Grundy is one of many who in some ways regrets the ubiquity of King as we choose to remember him, stuck in amber at the Lincoln Memorial in 1963 speaking of his dreams, when we could learn more these days by listening to his last speeches against militarism, specifically the Vietnam War, racism and poverty before he was killed in 1968.

“There’s so much to learn from his spiritual and political growth,” Grundy said. “By 1968, he had made this decision that regardless of the price, he had to respond to his conscience, which is ultimately what resulted in his assassination. He continues to be so relevant to what we’re going through right now, he needs to be in our ear.”

King’s lament in a 1967 speech about the triple evils of racism, excessive materialism and militarism echoes what civil rights leaders today lambaste as politicians make a strawman of issues like critical race theory and try to whitewash America’s shameful racial history in our schools.

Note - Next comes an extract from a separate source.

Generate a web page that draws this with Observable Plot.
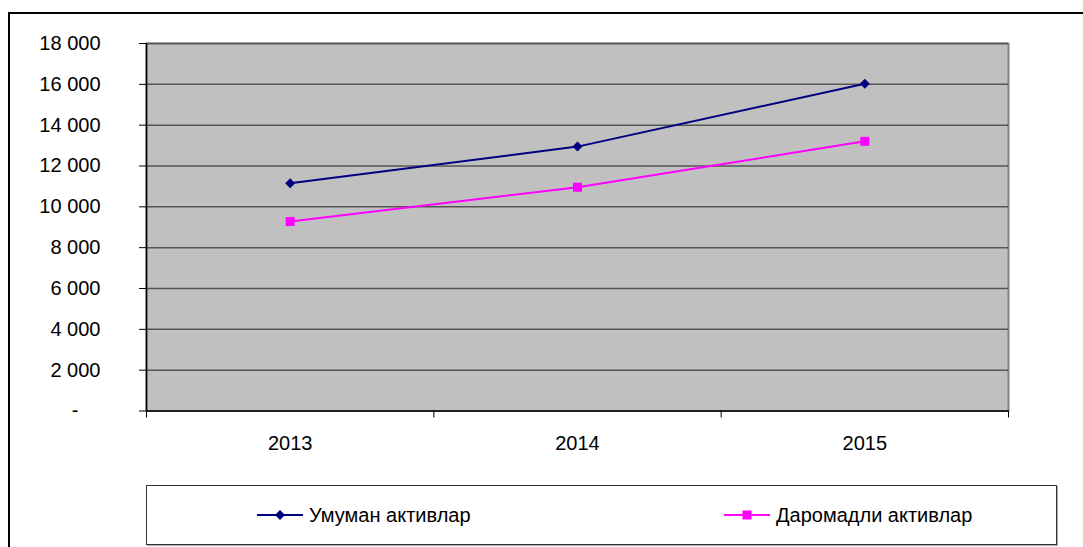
<!DOCTYPE html>
<html>
<head>
<meta charset="utf-8">
<script src="https://cdn.jsdelivr.net/npm/d3@7"></script>
<script src="https://cdn.jsdelivr.net/npm/@observablehq/plot@0.6"></script>
<style>
  html, body { margin: 0; padding: 0; background: #fff; }
  #wrap { position: relative; width: 1083px; height: 547px; overflow: hidden; font-family: "Liberation Sans", Arial, sans-serif; }
  #border { position: absolute; left: 8px; top: 12px; width: 1200px; height: 700px; border-top: 2px solid #000; border-left: 2px solid #000; }
  #chart { position: absolute; left: 0; top: 0; }
  #legend { position: absolute; left: 146px; top: 485px; width: 909px; height: 58px; border: 1px solid #333; box-shadow: 1px 1px 0 #aaa; background: #fff; }
  .item { position: absolute; top: 0; height: 58px; display: flex; align-items: center; font-size: 20px; color: #000; white-space: nowrap; }
  .item svg { margin-right: 6px; }
</style>
</head>
<body>
<div id="wrap">
  <div id="border"></div>
  <div id="chart"></div>
  <div id="legend"></div>
</div>
<script>
// ---- data ----
const years = [2013, 2014, 2015];
const seriesNames = ["Умуман активлар", "Даромадли активлар"];
const totalAssets = [11160, 12950, 16030];
const earningAssets = [9280, 10960, 13210];
const seriesColors = ["#000080", "#FF00FF"];
const yTicks = [0, 2000, 4000, 6000, 8000, 10000, 12000, 14000, 16000, 18000];

// ---- build table ----
const data = [];
years.forEach((yr, i) => {
  data.push({year: yr, value: totalAssets[i], series: seriesNames[0]});
  data.push({year: yr, value: earningAssets[i], series: seriesNames[1]});
});
const s0 = data.filter(d => d.series === seriesNames[0]);
const s1 = data.filter(d => d.series === seriesNames[1]);

const boundaries = years.map(y => y - 0.5).concat([years[years.length - 1] + 0.5]);
const fmt = v => d3.format(",")(v).replace(/,/g, " ");

const diamond = {draw(ctx, size) { const h = Math.sqrt(size / Math.PI); ctx.moveTo(0, -h); ctx.lineTo(h, 0); ctx.lineTo(0, h); ctx.lineTo(-h, 0); ctx.closePath(); }};
const square = {draw(ctx, size) { const h = Math.sqrt(size / Math.PI); ctx.rect(-h, -h, 2 * h, 2 * h); }};

const plot = Plot.plot({
  width: 1083,
  height: 470,
  marginTop: 43,
  marginLeft: 146,
  marginRight: 75,
  marginBottom: 59.5,
  style: {fontFamily: "Liberation Sans, Arial, sans-serif", fontSize: "20px", color: "#000", background: "transparent"},
  x: {type: "linear", domain: [boundaries[0], boundaries[boundaries.length - 1]]},
  y: {domain: [yTicks[0], yTicks[yTicks.length - 1]]},
  marks: [
    Plot.frame({fill: "#C0C0C0", stroke: "#808080", strokeWidth: 2}),
    Plot.ruleY(yTicks.slice(1), {stroke: "#555", strokeWidth: 1.5}),
    Plot.ruleX([boundaries[0]], {stroke: "#000", strokeWidth: 1.5}),
    Plot.ruleY([0], {stroke: "#000", strokeWidth: 1.5}),
    Plot.axisY({ticks: yTicks.slice(1), tickSize: 7, tickPadding: 39, tickFormat: fmt, label: null, stroke: "#000"}),
    Plot.axisY({ticks: [0], tickSize: 7, tickPadding: 61, tickFormat: () => "-", label: null, stroke: "#000"}),
    Plot.axisX({ticks: boundaries, tickSize: 7, tickFormat: () => "", label: null, stroke: "#000"}),
    Plot.axisX({ticks: years, tickSize: 0, tickPadding: 25, tickFormat: d => String(d), label: null}),
    Plot.line(s0, {x: "year", y: "value", stroke: seriesColors[0], strokeWidth: 2}),
    Plot.line(s1, {x: "year", y: "value", stroke: seriesColors[1], strokeWidth: 2}),
    Plot.dot(s0, {x: "year", y: "value", symbol: diamond, r: 5, fill: seriesColors[0], stroke: "none"}),
    Plot.dot(s1, {x: "year", y: "value", symbol: square, r: 4.5, fill: seriesColors[1], stroke: "none"})
  ]
});
document.getElementById("chart").appendChild(plot);

// ---- legend ----
const legend = document.getElementById("legend");
const legendLeft = [110, 577];
const markerPaths = [
  '<path d="M23,-5 L28,0 L23,5 L18,0 Z" fill="COLOR"/>',
  '<rect x="18.5" y="-4.5" width="9" height="9" fill="COLOR"/>'
];
seriesNames.forEach((name, i) => {
  const item = document.createElement("div");
  item.className = "item";
  item.style.left = legendLeft[i] + "px";
  item.innerHTML = '<svg width="46" height="12" viewBox="0 -6 46 12"><line x1="0" x2="46" y1="0" y2="0" stroke="' + seriesColors[i] + '" stroke-width="2"/>' +
    markerPaths[i].replace("COLOR", seriesColors[i]) + '</svg><span>' + name + '</span>';
  legend.appendChild(item);
});
</script>
</body>
</html>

“Ever since the birth of our nation, White America has had a Schizophrenic personality on the question of race, she has been torn between selves. A self in which she proudly professes the great principle of democracy and a self in which she madly practices the antithesis of democracy. This tragic duality has produced a strange indecisiveness and ambivalence toward the Negro, causing America to take a step backwards simultaneously with every step forward on the question of Racial Justice; to be at once attracted to the Negro and repelled by him, to love and to hate him. There has never been a solid, unified and determined thrust to make justice a reality for Afro-Americans.

“The step backwards has a new name today, it is called the white backlash, but the white backlash is nothing new. It is the surfacing of old prejudices, hostilities and ambivalences that have always been there. It was caused neither by the cry of black power nor by the unfortunate recent wave of riots in our cities. The white backlash of today is rooted in the same problem that has characterized America ever since the black man landed in chains on the shores of this nation.”

We should celebrate all the stages of King, says J.H. Atkins, Danville’s first Black mayor.

“I was born and raised during segregation, I lived through integration, and now I have witnessed what I call some resegregation or dis-integration,” he said. “Part of my lifetime work is make sure King stays relevant.”

Danville Mayor J.H. Atkins
Danville Mayor J.H. Atkins

Like Lexington, Danville is making strides with a Black police chief, a Black superintendent of the city schools and the school board Chairman. Danville’s MLK Day celebration includes the Frank X. Walker Literary Festival for students to honor the Danville native and former state poet laureate.

“I have to remind folks that I stand on the shoulders of a lot of people who came before me, trying to develop a set of shoulders so that people who come after me can stand on my shoulders as well — to move this thing we call race relations forward,” Atkins said.

“I have tried to stress to kids that not everyone can be MLK —it takes all of us foot soldiers in these communities to bring about this progress,” Atkins said. “Things are happening in small towns in Kentucky — is it fast enough or enough? I don’t want to be the judge of that — but they are happening.”

In the end, King’s extraordinary life and accomplishments, which are the touchstone of whatever progress we have made in this country, are worthy of 50 years of celebration and many more beyond.

“I think there’s value in people coming together around principles like this — that is us aspiring to be the best we can individually and as a collective,” Grundy said. “I can’t think of many holidays that cut across so many boundaries and are really about elevating the best moral, ethical principles of justice, equality, of opportunity, humanitarianism, empathy, and compassion.”